Set down all of the data that follows word for word, without the images.

::: DATA LINES

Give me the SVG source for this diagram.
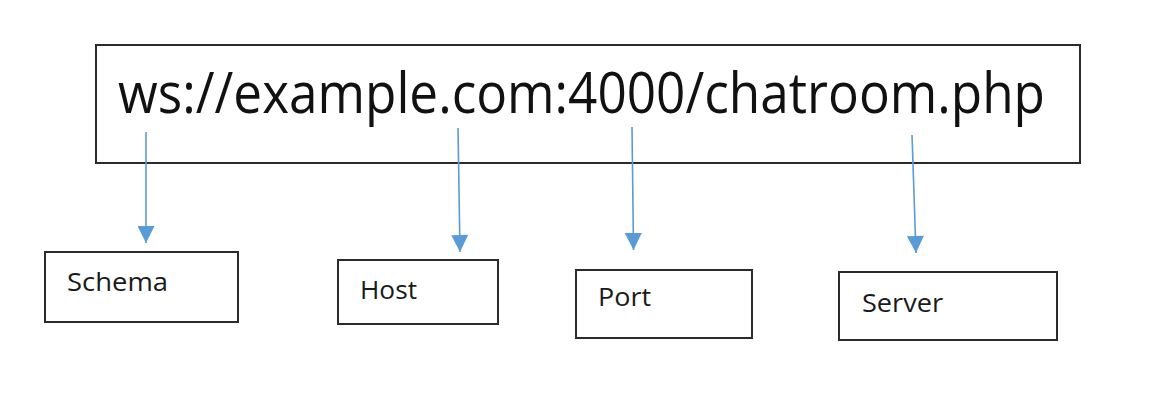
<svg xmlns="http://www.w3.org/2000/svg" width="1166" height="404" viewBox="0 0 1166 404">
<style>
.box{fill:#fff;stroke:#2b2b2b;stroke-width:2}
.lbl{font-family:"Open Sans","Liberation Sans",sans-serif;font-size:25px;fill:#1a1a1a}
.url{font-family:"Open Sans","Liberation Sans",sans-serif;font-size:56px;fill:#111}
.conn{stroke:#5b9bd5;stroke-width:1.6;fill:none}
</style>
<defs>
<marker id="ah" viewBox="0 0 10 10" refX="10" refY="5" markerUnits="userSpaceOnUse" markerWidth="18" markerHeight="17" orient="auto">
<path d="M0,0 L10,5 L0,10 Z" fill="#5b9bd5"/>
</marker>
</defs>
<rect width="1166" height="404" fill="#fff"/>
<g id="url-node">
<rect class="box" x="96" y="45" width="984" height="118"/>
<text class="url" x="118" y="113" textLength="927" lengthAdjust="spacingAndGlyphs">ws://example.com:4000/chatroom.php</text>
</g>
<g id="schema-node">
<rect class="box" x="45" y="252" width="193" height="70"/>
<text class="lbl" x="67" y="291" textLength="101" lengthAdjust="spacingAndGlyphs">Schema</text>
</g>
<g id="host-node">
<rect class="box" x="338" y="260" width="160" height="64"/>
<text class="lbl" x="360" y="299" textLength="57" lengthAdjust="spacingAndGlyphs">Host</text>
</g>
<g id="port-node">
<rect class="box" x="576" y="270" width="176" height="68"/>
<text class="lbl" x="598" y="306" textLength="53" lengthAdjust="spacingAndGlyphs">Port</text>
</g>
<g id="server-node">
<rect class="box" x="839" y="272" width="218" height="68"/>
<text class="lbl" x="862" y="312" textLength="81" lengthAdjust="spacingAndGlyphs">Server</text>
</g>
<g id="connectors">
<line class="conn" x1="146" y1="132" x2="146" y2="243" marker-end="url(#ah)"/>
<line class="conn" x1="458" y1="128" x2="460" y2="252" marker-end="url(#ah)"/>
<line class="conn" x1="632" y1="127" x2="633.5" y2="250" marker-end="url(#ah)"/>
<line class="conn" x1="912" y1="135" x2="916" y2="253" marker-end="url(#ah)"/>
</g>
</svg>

::::::

**ANSWER TO THE EXERCISE**
Give me the SVG source for this diagram.
<svg xmlns="http://www.w3.org/2000/svg" width="1166" height="404" viewBox="0 0 1166 404">
<style>
.box{fill:#fff;stroke:#2b2b2b;stroke-width:2}
.lbl{font-family:"Open Sans","Liberation Sans",sans-serif;font-size:25px;fill:#1a1a1a}
.url{font-family:"Open Sans","Liberation Sans",sans-serif;font-size:56px;fill:#111}
.conn{stroke:#5b9bd5;stroke-width:1.6;fill:none}
</style>
<defs>
<marker id="ah" viewBox="0 0 10 10" refX="10" refY="5" markerUnits="userSpaceOnUse" markerWidth="18" markerHeight="17" orient="auto">
<path d="M0,0 L10,5 L0,10 Z" fill="#5b9bd5"/>
</marker>
</defs>
<rect width="1166" height="404" fill="#fff"/>
<g id="url-node">
<rect class="box" x="96" y="45" width="984" height="118"/>
<text class="url" x="118" y="113" textLength="927" lengthAdjust="spacingAndGlyphs">ws://example.com:4000/chatroom.php</text>
</g>
<g id="schema-node">
<rect class="box" x="45" y="252" width="193" height="70"/>
<text class="lbl" x="67" y="291" textLength="101" lengthAdjust="spacingAndGlyphs">Schema</text>
</g>
<g id="host-node">
<rect class="box" x="338" y="260" width="160" height="64"/>
<text class="lbl" x="360" y="299" textLength="57" lengthAdjust="spacingAndGlyphs">Host</text>
</g>
<g id="port-node">
<rect class="box" x="576" y="270" width="176" height="68"/>
<text class="lbl" x="598" y="306" textLength="53" lengthAdjust="spacingAndGlyphs">Port</text>
</g>
<g id="server-node">
<rect class="box" x="839" y="272" width="218" height="68"/>
<text class="lbl" x="862" y="312" textLength="81" lengthAdjust="spacingAndGlyphs">Server</text>
</g>
<g id="connectors">
<line class="conn" x1="146" y1="132" x2="146" y2="243" marker-end="url(#ah)"/>
<line class="conn" x1="458" y1="128" x2="460" y2="252" marker-end="url(#ah)"/>
<line class="conn" x1="632" y1="127" x2="633.5" y2="250" marker-end="url(#ah)"/>
<line class="conn" x1="912" y1="135" x2="916" y2="253" marker-end="url(#ah)"/>
</g>
</svg>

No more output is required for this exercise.